EXERCISE REQUIREMENTS: Leave out the pictures and retype only the lines from the opening line to the line that holds "0.433, 0.421, 0.418, 0.589, 0.520, 0.492, 0.548, 0.499]", both ends included.

##########

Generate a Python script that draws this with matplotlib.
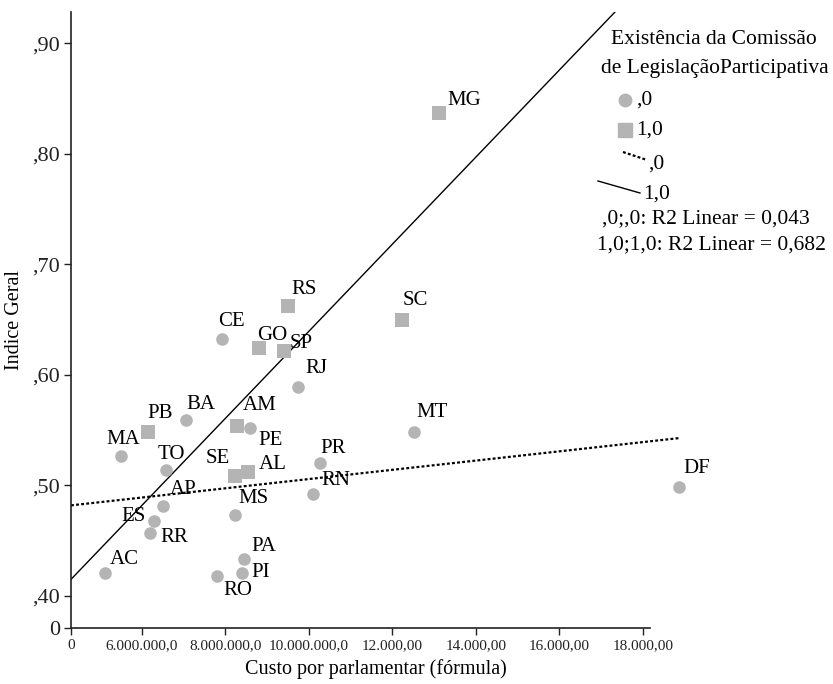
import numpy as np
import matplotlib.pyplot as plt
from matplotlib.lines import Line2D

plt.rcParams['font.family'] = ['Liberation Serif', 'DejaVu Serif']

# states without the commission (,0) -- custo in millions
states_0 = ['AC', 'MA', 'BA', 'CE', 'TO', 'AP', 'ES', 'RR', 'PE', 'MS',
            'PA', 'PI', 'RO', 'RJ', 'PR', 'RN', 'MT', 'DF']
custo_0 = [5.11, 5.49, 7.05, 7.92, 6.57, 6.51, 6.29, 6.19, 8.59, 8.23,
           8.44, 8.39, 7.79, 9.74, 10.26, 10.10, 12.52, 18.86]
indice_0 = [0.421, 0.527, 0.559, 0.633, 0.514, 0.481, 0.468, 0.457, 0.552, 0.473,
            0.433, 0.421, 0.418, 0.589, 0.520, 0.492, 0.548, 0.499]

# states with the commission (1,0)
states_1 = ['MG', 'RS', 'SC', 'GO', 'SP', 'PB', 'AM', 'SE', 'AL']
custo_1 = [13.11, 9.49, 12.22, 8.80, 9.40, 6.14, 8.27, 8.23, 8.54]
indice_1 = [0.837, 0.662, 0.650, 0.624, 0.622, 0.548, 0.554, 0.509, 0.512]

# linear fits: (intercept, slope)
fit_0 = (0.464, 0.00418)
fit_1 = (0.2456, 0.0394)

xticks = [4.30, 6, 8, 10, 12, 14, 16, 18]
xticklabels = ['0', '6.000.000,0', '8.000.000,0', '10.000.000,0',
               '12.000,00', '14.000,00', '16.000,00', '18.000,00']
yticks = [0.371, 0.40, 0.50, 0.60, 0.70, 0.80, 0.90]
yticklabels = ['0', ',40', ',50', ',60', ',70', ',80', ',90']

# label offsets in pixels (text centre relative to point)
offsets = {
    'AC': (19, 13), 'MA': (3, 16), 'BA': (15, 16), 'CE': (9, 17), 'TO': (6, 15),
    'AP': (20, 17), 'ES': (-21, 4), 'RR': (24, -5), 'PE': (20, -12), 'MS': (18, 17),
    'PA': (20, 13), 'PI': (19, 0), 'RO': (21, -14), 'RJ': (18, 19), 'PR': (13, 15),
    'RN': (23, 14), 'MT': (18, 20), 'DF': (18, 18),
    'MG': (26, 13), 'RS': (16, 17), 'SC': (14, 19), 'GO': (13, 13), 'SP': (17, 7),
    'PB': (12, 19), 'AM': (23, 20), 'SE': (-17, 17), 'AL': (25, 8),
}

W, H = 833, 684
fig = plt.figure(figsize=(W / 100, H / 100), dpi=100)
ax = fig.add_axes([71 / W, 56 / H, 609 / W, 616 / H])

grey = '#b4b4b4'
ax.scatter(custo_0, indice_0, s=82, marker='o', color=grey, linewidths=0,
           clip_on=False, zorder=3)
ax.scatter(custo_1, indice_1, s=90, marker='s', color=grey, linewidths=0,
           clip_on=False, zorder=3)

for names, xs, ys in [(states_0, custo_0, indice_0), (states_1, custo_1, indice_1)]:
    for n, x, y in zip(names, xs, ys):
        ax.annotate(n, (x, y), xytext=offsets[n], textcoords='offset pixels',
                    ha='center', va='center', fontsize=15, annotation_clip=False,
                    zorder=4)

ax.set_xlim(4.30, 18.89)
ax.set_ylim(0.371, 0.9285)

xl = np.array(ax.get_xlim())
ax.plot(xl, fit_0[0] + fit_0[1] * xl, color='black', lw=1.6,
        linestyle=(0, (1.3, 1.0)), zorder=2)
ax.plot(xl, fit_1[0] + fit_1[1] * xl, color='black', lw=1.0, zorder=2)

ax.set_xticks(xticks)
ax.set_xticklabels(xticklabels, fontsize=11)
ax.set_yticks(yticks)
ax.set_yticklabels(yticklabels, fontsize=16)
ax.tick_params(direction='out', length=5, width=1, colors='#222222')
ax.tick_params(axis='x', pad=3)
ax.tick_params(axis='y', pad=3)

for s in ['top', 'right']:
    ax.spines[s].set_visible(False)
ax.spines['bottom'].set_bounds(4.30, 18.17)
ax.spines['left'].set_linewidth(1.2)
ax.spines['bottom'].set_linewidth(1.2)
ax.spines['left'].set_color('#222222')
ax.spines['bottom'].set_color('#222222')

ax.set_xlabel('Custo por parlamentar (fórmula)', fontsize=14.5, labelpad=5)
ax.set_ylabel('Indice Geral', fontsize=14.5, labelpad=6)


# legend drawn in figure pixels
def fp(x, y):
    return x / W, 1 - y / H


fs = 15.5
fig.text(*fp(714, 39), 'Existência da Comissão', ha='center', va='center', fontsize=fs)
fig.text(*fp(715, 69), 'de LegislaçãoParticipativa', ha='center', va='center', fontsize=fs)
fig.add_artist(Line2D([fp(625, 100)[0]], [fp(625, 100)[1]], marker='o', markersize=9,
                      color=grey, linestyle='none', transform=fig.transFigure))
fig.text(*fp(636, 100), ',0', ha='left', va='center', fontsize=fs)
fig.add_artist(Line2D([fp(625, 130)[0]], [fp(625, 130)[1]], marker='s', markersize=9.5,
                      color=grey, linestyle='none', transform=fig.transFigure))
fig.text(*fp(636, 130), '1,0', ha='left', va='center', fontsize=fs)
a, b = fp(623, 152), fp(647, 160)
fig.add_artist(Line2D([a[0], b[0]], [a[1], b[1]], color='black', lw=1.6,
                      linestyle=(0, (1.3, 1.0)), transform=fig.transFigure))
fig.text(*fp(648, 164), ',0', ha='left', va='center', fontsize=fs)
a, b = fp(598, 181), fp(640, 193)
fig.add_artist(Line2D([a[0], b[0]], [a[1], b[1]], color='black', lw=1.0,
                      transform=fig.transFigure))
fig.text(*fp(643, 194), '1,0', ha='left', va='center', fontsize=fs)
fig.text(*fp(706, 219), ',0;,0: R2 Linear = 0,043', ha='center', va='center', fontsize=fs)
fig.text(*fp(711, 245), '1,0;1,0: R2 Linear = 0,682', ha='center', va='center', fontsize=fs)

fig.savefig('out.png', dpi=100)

##########

CORRECT ANSWER:
Generate a Python script that draws this with matplotlib.
import numpy as np
import matplotlib.pyplot as plt
from matplotlib.lines import Line2D

plt.rcParams['font.family'] = ['Liberation Serif', 'DejaVu Serif']

# states without the commission (,0) -- custo in millions
states_0 = ['AC', 'MA', 'BA', 'CE', 'TO', 'AP', 'ES', 'RR', 'PE', 'MS',
            'PA', 'PI', 'RO', 'RJ', 'PR', 'RN', 'MT', 'DF']
custo_0 = [5.11, 5.49, 7.05, 7.92, 6.57, 6.51, 6.29, 6.19, 8.59, 8.23,
           8.44, 8.39, 7.79, 9.74, 10.26, 10.10, 12.52, 18.86]
indice_0 = [0.421, 0.527, 0.559, 0.633, 0.514, 0.481, 0.468, 0.457, 0.552, 0.473,
            0.433, 0.421, 0.418, 0.589, 0.520, 0.492, 0.548, 0.499]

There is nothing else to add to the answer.